Utah democratic lawmakers are “dismayed” by the advancement of a bill giving tax breaks to the oil and gas industry.
The Public Utilities, Energy and Technology Interim Committee voted to take up the bill one day after the state released a scathing audit of its oil and gas division. The audit found the division has allowed more than 100 noncompliance cases to go unresolved and is not forcing cleanup of contamination at waste disposal sites. The Alliance for a Better Utah has called for the director of the Utah Division of Oil, Gas, and Mining to resign.
Sen. Ronald Winterton, R-Roosevelt, is sponsoring the tax cut legislation and said he wants to incentivize oil and gas companies to bring their operations to Utah. The tax breaks are estimated to cost the state nearly $49 million in lost tax revenue by 2030.
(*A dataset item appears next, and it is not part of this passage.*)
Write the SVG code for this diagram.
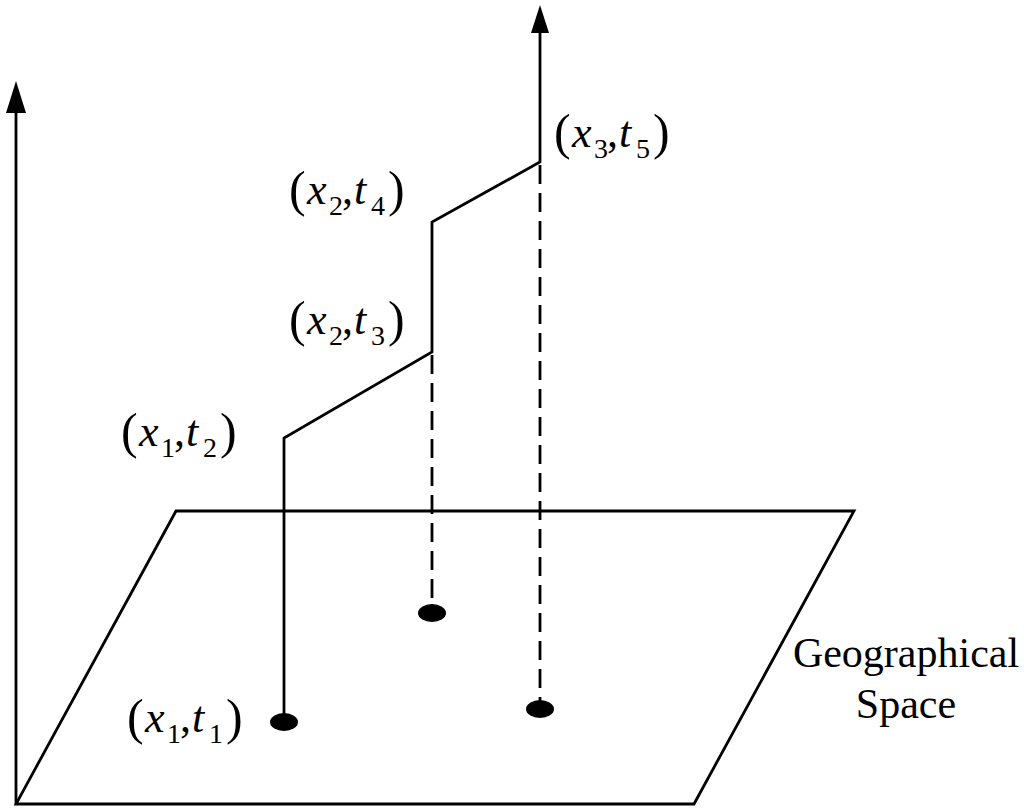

“They had asked me to help them in some kind of relief to make up the difference in transportation costs to get their product to outside markets,” Winterton said.
But the state’s audit made some democrats wonder if the industry deserves these tax breaks.
“It does look like really lax oversight,” said Rep. Carol Moss, D-Salt Lake City, who voted against the bill.
Moss said she knows bringing in more business to rural areas can help the economies there, “but at the same time, we need to hold these companies accountable.”
Winterton has been working on the bill since before the audit came out, and he still wants to move forward with it.
“There is never a right time,” Winterton said, “but if it's the right thing to do, you do it.”